In arr1, the kHalf number is 3; in arr2, the kHalf number is 4; Because 3 < 4, the Kth number is in arr2. Then, we ignore the first kHalf number in arr1, and check arr1 starts from kHalf+1. In other words now we check [5, 7] and [2, 4, 6, 8].

Now we find the k number which is 4-2=2, kHalf now is 2/2=1.

Compare the kHalf number between these two arrays, we see that 2 from arr2 is smaller than 5 from arr1, we know that the kth number is not in the kHalf number in array 2. Now we compare [5, 7] and [4, 6, 8] with the k qual to k-kHalf=2-1=1. Now the k=1, we can simply check the first element of these two arrays. The one smaller is the k number. In this case is 4.

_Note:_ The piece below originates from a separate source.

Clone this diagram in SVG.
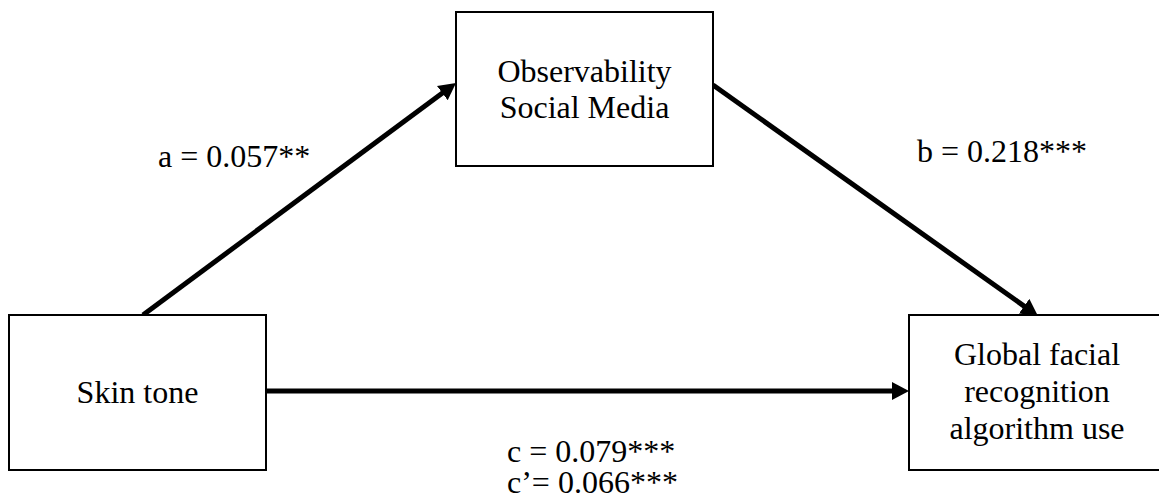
<svg xmlns="http://www.w3.org/2000/svg" width="1159" height="504" viewBox="0 0 1159 504">
  <style>
    .box { fill: #ffffff; stroke: #000000; stroke-width: 2; }
    .lbl { font-family: "Liberation Serif", "Times New Roman", serif; font-size: 32px; fill: #000000; }
    .mid { text-anchor: middle; }
    .edge { stroke: #000000; stroke-width: 5; fill: none; marker-end: url(#arrow); }
  </style>
  <defs>
    <marker id="arrow" markerUnits="userSpaceOnUse" markerWidth="20" markerHeight="20" refX="6" refY="9" orient="auto">
      <path d="M0,0 L17,9 L0,18 Z" fill="#000000"/>
    </marker>
  </defs>
  <rect width="1159" height="504" fill="#ffffff"/>

  <!-- connectors -->
  <g id="connectors">
    <line class="edge" x1="143" y1="315" x2="447.16" y2="89.55"/>
    <line class="edge" x1="713" y1="85" x2="1029.02" y2="309.64"/>
    <line class="edge" x1="266" y1="391" x2="898" y2="391"/>
  </g>

  <!-- path coefficients -->
  <g id="labels">
    <text class="lbl" x="158" y="167">a = 0.057**</text>
    <text class="lbl" x="917" y="162">b = 0.218***</text>
    <text class="lbl" x="507" y="462">c = 0.079***</text>
    <text class="lbl" x="507" y="493">c’= 0.066***</text>
  </g>

  <g id="skin-tone">
    <rect class="box" x="9" y="315" width="257" height="155"/>
    <text class="lbl mid" x="137.5" y="403">Skin tone</text>
  </g>

  <g id="observability">
    <rect class="box" x="456" y="12" width="257" height="154"/>
    <text class="lbl mid" x="584.5" y="82">Observability</text>
    <text class="lbl mid" x="584.5" y="118">Social Media</text>
  </g>

  <g id="facial-recognition">
    <rect class="box" x="909" y="315" width="258" height="155"/>
    <text class="lbl mid" x="1037" y="365">Global facial</text>
    <text class="lbl mid" x="1037" y="402">recognition</text>
    <text class="lbl mid" x="1037" y="439">algorithm use</text>
  </g>
</svg>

Finally, we conclude that the between arr1[1, 3, 5, 7] and arr2[2, 4, 6, 8] the k=4th number is 4.

Solution

class Solution {
    public double findMedianSortedArrays(int[] nums1, int[] nums2) {
        int m = nums1.length, n = nums2.length;
        int left = (m + n + 1) / 2, right = (m + n + 2) / 2;
        int a = findKth(nums1, 0, nums2, 0, left);
        int b = findKth(nums1, 0, nums2, 0, right);
        return (a+b)/2.0;
    }
    int findKth(int[] nums1, int i, int[] nums2, int j, int k) {
        if (i >= nums1.length) return nums2[j + k - 1];
        if (j >= nums2.length) return nums1[i + k - 1];
        if (k == 1) return Math.min(nums1[i], nums2[j]);
        int kHalf = k/2;
        int midVal1=(i+kHalf-1 < nums1.length)? nums1[i+kHalf-1]: Integer.MAX_VALUE;
        int midVal2=(j+kHalf-1 < nums2.length)? nums2[j+kHalf-1]: Integer.MAX_VALUE;
        if (midVal1 < midVal2) {
            return findKth(nums1, i+kHalf, nums2, j, k-kHalf);
        } else {
            return findKth(nums1, i, nums2, j+kHalf, k-kHalf);
        }
    }
}